Solusinya terletak pada pendekatan ijtihad kontemporer yang mempertimbangkan kemaslahatan (maslahat) sebagai dasar. Prinsip maqashid syariah, khususnya hifz al-nasl (perlindungan keturunan), dapat menjadi landasan untuk menerima tes DNA sebagai alat bantu dalam penetapan nasab, bukan sebagai pengganti mekanisme syar’i yang sudah ada. Pendekatan ini memungkinkan harmonisasi antara kemajuan sains dengan nilai-nilai Islam, dengan syarat tes DNA digunakan sebagai alat konfirmasi, bukan kontradiksi terhadap prinsip-prinsip dasar nasab dalam Islam.

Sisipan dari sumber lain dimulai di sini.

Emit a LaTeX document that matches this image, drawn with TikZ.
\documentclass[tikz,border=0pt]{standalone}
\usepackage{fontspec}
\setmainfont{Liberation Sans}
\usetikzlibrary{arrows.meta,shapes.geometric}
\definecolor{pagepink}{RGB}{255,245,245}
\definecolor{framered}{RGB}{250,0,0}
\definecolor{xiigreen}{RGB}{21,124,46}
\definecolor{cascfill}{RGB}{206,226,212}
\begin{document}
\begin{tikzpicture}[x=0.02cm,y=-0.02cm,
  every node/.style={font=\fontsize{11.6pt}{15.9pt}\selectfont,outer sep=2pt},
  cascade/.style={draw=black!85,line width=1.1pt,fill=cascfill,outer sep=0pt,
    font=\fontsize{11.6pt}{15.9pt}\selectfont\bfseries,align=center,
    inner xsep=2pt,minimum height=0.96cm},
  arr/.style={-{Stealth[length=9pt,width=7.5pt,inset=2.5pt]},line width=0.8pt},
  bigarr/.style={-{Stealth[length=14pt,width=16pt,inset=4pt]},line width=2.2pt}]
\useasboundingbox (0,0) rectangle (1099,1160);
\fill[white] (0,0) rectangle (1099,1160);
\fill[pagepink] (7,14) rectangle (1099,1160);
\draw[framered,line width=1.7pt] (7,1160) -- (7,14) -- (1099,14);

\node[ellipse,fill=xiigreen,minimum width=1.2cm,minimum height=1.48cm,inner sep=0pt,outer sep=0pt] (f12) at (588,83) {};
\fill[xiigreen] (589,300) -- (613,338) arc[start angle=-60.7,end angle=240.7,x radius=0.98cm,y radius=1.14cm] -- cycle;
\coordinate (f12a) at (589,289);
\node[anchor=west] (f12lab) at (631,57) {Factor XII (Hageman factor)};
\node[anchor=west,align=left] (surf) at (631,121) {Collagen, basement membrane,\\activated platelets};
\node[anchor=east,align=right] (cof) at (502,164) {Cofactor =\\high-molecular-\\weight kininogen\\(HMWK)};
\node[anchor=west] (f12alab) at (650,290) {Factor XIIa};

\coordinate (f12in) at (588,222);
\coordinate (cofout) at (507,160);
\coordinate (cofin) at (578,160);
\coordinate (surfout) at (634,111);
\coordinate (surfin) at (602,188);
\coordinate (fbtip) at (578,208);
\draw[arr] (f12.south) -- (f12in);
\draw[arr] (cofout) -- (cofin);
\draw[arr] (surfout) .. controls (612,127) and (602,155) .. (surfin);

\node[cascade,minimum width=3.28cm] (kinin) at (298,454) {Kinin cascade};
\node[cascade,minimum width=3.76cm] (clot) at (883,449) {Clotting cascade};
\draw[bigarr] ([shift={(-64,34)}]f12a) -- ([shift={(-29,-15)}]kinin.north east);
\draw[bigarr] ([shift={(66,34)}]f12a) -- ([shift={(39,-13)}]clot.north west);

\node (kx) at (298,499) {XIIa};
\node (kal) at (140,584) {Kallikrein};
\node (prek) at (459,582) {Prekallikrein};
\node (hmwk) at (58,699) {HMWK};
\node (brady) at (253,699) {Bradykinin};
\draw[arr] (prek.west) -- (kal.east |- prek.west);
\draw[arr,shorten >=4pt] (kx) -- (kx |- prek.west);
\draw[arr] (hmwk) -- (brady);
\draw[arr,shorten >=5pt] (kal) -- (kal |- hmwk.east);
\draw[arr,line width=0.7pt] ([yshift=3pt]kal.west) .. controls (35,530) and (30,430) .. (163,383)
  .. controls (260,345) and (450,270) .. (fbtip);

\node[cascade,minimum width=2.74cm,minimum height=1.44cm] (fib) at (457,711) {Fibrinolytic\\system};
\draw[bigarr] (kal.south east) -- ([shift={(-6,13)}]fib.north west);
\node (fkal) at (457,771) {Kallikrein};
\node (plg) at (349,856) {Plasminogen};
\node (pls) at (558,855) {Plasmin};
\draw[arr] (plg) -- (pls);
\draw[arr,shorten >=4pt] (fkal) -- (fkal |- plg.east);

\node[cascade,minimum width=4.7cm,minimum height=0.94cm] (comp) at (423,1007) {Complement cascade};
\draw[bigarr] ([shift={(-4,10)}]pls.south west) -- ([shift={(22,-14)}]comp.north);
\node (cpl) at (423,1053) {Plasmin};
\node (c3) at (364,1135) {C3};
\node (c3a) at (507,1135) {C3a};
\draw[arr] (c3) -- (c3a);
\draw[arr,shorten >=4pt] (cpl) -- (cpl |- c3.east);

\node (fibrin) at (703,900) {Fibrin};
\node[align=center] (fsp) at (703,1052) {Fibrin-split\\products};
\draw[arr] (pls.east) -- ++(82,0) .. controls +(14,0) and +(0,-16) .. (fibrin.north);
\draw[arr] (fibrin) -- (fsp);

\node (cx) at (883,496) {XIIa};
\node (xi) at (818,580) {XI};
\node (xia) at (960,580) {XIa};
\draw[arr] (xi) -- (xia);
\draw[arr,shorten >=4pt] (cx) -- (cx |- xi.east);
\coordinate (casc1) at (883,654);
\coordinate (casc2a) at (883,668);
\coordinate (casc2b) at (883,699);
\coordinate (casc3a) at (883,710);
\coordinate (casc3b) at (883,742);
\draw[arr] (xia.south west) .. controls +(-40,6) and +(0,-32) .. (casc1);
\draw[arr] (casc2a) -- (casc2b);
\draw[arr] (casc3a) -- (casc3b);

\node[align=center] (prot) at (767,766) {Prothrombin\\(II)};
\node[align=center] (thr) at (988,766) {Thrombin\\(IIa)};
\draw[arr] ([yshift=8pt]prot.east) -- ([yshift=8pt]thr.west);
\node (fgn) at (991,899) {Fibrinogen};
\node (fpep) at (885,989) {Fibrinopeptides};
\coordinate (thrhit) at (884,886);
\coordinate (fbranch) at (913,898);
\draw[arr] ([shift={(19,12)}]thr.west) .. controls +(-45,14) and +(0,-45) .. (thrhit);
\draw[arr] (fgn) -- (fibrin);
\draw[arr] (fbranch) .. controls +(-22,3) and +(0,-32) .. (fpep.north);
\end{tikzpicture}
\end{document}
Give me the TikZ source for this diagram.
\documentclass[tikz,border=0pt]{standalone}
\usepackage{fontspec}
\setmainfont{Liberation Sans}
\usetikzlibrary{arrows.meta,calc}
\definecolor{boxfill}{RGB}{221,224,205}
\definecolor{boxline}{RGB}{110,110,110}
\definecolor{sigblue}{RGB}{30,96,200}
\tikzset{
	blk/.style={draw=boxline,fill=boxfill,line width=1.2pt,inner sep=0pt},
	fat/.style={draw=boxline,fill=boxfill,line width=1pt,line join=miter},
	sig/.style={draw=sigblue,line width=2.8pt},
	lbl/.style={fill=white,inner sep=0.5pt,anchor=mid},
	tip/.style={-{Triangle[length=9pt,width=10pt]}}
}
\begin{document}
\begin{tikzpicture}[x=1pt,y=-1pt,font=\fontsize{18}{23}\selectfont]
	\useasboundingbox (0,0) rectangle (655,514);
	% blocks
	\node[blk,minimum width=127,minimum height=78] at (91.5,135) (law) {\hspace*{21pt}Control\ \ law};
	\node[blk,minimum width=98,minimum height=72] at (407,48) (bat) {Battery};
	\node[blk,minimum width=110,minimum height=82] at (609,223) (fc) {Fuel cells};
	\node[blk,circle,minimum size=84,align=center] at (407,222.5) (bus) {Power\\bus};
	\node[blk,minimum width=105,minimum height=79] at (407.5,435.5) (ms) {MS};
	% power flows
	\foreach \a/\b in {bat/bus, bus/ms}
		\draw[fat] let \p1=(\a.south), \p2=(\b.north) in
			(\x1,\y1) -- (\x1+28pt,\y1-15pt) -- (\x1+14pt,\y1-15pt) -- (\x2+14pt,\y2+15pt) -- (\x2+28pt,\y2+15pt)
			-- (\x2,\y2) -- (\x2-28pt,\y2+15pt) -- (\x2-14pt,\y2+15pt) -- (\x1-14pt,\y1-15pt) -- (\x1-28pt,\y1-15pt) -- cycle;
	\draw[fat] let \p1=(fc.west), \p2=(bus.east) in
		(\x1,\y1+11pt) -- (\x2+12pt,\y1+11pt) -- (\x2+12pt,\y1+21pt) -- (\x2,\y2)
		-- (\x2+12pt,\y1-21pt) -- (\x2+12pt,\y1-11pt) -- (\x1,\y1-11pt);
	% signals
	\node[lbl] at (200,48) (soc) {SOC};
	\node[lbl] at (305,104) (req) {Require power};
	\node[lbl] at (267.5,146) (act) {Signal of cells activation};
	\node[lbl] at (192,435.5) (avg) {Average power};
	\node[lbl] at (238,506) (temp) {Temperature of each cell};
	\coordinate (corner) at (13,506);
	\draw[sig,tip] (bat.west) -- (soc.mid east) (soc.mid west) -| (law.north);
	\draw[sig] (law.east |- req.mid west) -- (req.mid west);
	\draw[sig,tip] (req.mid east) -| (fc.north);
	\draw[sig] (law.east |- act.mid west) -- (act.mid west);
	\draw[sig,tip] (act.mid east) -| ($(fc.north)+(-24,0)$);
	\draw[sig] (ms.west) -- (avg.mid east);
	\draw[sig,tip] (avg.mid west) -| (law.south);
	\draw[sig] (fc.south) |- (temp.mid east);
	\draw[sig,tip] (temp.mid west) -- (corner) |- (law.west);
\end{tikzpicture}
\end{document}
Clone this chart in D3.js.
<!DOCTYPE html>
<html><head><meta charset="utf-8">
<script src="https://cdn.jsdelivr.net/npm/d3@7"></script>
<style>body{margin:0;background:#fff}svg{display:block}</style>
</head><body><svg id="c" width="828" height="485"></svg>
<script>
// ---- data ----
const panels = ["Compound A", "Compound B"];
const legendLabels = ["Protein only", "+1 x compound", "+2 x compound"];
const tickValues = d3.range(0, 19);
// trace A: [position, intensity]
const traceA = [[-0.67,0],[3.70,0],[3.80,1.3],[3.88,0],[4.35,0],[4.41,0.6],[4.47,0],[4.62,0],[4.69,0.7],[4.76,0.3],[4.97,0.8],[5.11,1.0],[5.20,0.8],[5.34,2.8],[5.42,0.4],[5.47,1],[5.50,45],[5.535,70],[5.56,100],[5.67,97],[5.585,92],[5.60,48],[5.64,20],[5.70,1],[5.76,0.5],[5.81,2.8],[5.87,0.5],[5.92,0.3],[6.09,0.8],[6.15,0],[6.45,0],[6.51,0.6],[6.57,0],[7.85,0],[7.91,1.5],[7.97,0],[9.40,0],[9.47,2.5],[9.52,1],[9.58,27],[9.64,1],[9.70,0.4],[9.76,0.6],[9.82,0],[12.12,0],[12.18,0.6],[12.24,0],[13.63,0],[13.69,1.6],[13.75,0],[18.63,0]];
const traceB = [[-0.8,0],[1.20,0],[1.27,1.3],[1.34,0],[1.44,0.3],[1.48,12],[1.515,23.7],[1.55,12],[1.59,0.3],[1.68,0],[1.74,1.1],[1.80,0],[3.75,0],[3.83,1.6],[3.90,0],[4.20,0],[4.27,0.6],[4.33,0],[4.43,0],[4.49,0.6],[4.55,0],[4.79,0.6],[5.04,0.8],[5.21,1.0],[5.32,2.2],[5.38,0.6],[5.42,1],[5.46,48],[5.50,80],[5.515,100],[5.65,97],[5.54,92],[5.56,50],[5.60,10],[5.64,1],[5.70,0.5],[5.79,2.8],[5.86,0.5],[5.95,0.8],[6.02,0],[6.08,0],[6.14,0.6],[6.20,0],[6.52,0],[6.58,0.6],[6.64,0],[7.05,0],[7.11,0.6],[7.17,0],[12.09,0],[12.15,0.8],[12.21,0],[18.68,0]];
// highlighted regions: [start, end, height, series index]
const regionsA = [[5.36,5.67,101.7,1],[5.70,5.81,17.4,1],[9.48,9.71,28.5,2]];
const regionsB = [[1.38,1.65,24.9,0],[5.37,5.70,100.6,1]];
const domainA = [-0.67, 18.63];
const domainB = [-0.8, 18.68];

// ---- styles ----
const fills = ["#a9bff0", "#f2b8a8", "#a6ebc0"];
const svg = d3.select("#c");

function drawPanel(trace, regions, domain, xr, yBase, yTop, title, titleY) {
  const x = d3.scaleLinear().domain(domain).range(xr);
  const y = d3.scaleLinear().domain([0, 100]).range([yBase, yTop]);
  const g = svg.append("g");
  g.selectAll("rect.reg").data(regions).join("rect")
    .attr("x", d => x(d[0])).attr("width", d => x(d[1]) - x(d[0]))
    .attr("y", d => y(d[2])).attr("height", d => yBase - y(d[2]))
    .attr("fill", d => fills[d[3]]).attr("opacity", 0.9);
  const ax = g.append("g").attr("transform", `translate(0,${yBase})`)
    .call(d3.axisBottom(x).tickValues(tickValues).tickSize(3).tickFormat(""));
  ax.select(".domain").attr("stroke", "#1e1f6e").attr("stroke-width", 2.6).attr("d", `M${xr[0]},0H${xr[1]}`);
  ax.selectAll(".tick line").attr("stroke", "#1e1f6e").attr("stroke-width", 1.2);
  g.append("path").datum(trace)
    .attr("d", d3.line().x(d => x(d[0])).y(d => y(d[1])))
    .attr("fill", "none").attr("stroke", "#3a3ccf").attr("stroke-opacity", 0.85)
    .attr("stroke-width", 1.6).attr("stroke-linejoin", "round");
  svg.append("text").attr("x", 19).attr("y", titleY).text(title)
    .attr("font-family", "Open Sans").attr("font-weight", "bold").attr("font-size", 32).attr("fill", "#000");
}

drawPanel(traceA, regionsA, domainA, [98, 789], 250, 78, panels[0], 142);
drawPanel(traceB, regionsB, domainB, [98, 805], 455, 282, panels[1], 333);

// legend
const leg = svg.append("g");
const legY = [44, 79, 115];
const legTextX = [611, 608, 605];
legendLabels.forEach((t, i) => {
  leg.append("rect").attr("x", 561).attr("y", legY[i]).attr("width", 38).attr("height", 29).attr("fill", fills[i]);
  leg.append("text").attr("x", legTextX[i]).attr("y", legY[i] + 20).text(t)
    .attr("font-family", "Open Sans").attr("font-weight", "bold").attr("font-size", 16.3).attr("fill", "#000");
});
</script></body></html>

Ke depan, diperlukan formulasi hukum yang jelas dari lembaga-lembaga fatwa Islam untuk memberikan panduan praktis bagi mahkamah dan masyarakat dalam menghadapi kasus-kasus serupa. Hal ini akan memastikan perlindungan hak-hak anak sambil tetap mempertahankan integritas hukum keluarga Islam di era modern yang semakin kompleks.
Daftar Pustaka
Eidrup, M. (2025). The Study of Muslim Family Norms in Contemporary Europe: A Systematic Scoping Review. Oxford Journal of Law and Religion, 2025, rwaf005. https://doi.org/10.1093/ojlr/rwaf005
Engelcke, D. (2020). Child Law in Muslim Jurisdictions: The Role of the State in Establishing Filiation (Nasab) and Protecting Parentless Children. Journal of Law and Religion, 34(3). https://doi.org/10.1017/jlr.2019.35
Engelcke, D. (2020). Establishing Filiation (Nasab) and The Placement of Destitute Children Into New Families: What Role Does The State Play? Journal of Law and Religion, 34(3). https://doi.org/10.1017/jlr.2019.38
Hannum, S. (2023). Penentuan Nasab Melalui Tes DNA Perspektif Hukum Islam: (Ditinjau Dari Maqoshid Syariah). Jurnal Relasi Publik, 1(4), 174–191. https://doi.org/10.59581/jrp-widyakarya.v1i4.1844
Ridlo, M. R., Rosyadi, I., & Muthoifin, M. (2022). The law of nasab for children born outside of legal marriage according to imam ibn qayyim al-jauziyyah. Profetika: Jurnal Studi Islam, 23(2). https://doi.org/10.23917/profetika.v23i2.19671
Tengku Muda, T. F. M., Ismail, S. K., & Omar, N. (2014). Penggunaan DNA Bagi Penentuan Nasab al-Walad Li al- Firasy dalam Peruntukan Undang-undang Keluarga Islam di Malaysia. Jurnal Islam Dan Masyarakat Kontemporari, 5, 17-25.
Yılmaz, I. (2017). Denial of Paternity by DNA Fingerprint Test in Islamic Family Law. CUID, 21(2), 851-882.